JESUS GUYS I'M SORRY

JESUS GUYS I'M SORRY

I REALLY can't read poetry. It's easier to read books, for whatever reason. But I've tried reading paradise lost 4 time this week and I just can't do it. How do you read poetry and why is this so hard for me?

pls halp

bump

Bumping to help this poor lad

Because you are an idiot who says books when he means novels.

Also, start with something "easier", like Poe or Whitman, or even the Poetry bools of the Bible so you get a feeling of how to read poetry, especially Paradise Lost.

My advice OP, is to find a prose version of an epic poem in another language. Try Gilgamesh, Homer, or Dante and then read the same passage in a verse translation. You'll notice how the poetry captures what the prose can't and you'll end up understanding how to read epics. It's the method that I did, and it worked for me. Good luck, OP!

What?

Do you mean Paradife Loft?

smoke heroin

Paradise Lost is pretty difficult. How about shorter lyrics? How do you feel about this poem:

Loveliest of trees, the cherry now
Is hung with bloom along the bough,
And stands about the woodland ride
Wearing white for Eastertide.

Now, of my threescore years and ten,
Twenty will not come again,
And take from seventy springs a score,
It only leaves me fifty more.

And since to look at things in bloom
Fifty springs are little room,
About the woodlands I will go
To see the cherry hung with snow.

>Try to read poetry.
>Can't stop reading it in the tune of a children's poem with a standard beat/rhyming pattern.
>Unable to understand what i'm reading.

I enjoy poems that require deciphering. If a poem requires that you grasp its structure in order to understand it, then it is right up my alley.

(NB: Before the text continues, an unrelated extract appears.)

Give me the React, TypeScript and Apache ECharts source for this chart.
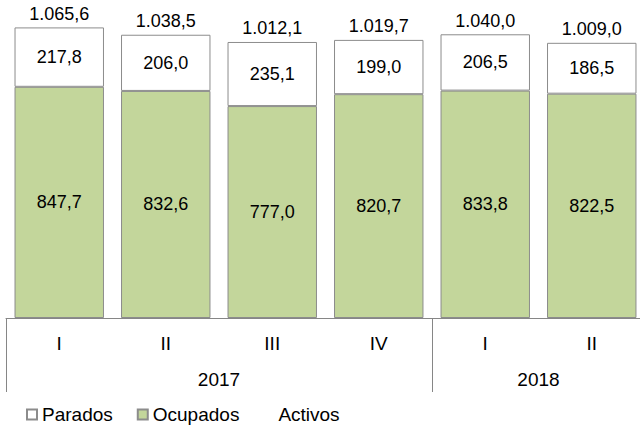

I guess, for me it's about how creative an artist can get with their use of structure and symbols. If a poem is about feelings rather than idea - get it out of my face. I'm not into that. If, however, you have interesting ideas layered in symbols and hidden in the structure - I love it. Give me more!

I used to read tons of fiction novels as a boy, but as I got older I slowly replaced them all with poetry, philosophy, and mathematics.

Shit, is it that bad? I'm taking a class on it next semester

What is the meaning behind this poem?

Not the user who posted it, but keep in mind that the whole point of poetry is to go places that the intellect can't fully understand.

Yes, there are obviously real meanings in poems, but to take an intellectual understanding of poetry as "the goal" is to miss out on a lot of the experience.

What did the experience of reading this bring up for you?

The meaning is not behind the poem, it's within in. It's not platonic. A poem does not reach for an idea that's outside of it. If it would be so, then you'd be able to reduce to poem to that idea, which is not possible. If you want to talk about poems and meanings, then don't perceive the latter as something external to the piece.

English is the worst language for poetry
Tbh to me poetry in English is still prose

Have you read Gerard Manly Hopkins? It may change your mind

Try reading it out loud, or at least subvocalizing. The rhythm and meter are there to help you

Some poetry is all about structure, some all about the sounds, some about painting an exact image, some about purely abstract concepts. You just have to find what you like and the best way to do that is just read more, eventually you'll read something that will hit you in the jimmies and then you'll know. I recommend flipping through anthologies and collections with many different authors from many different styles and points in time.

The problem I have with reading poetry like Paradise Loft is that my brain is so preoccupied with trying to understand the surface stuff (e.g. what's happening? who's talking? where is the scene located?) that I struggle to engage with the deeper content, like themes or subtext.

That's where I'm at.

When I read, very rarely do I stumble down a page and realize I didn't retain anything. With poetry, that's almost every line for me, except Faust, because it was more engaging and classy. This is ancient.